Michael Kentoff: Very much so. This is, scientifically, reflected in the field of language ecology, which examines how language grows when, as a form of communicative behavior, it is able to strike a balance between predictability (shared understanding of meaning, enforced by the community) and chaos (individual creativity seeking to express new meaning). That sentence is the sum total of what I know about language ecology, but I see this process, for instance, in the work of Philip K. Dick when he refers to people with otherwordly precognitive abilities as precogs (which he does often) and everyone in a Dick story accepts that a precog is something that simply exists in society, like a mailman. And soon, so does the reader. And this collective effort at nomenclature demystifies, conquers, and domesticates an absolutely mysterious phenomenon.
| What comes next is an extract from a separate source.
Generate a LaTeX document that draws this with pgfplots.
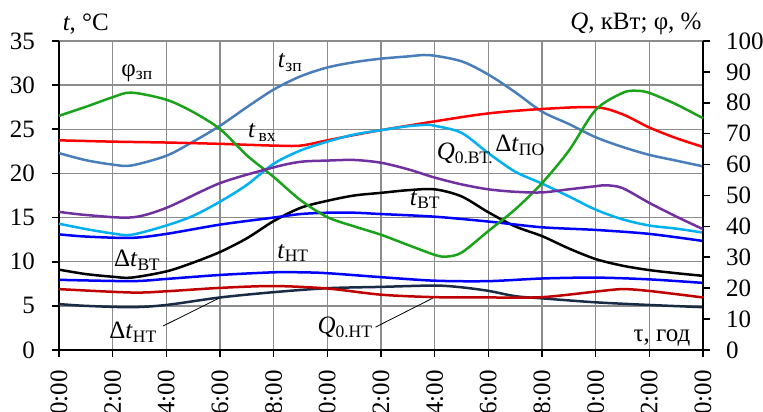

In everyday life, we name things and it changes our brains, or at least our relationship to reality. I believe this is what art is meant to do.

PopMatters: The balance between your professional, non-music careers and your lives as musicians has at times, especially with the last album, been a part of the press coverage of the band. How is that balance going these days?

Michael Kentoff: See response to question two.

PopMatters: You’ve done nine installments of your podcast Labor, interviewing creative folk about their work and the creative process. How has doing that affected your outlook on your own creative endeavor as a band?

Michael Kentoff: Speaking only for me, finding new ways to collaborate — especially non-musically — is worthwhile and, sometimes, surprising. Personally, what our interviewees have said — some of it really thoughtful and funny and profound — hasn’t really changed my outlook on what the Caribbean does as a band; what changes things is doing something different together and getting, hopefully, better at it. It also confirms a suspicion I’ve had for a long time: Matt [Byars] really should have his own NPR program. I hear him while we’re doing these podcasts and it’s just so obvious — he’s a natural. My only request is that he play our new single every once in a while — I know it’s gauche to play your own band’s music on the radio, but dude.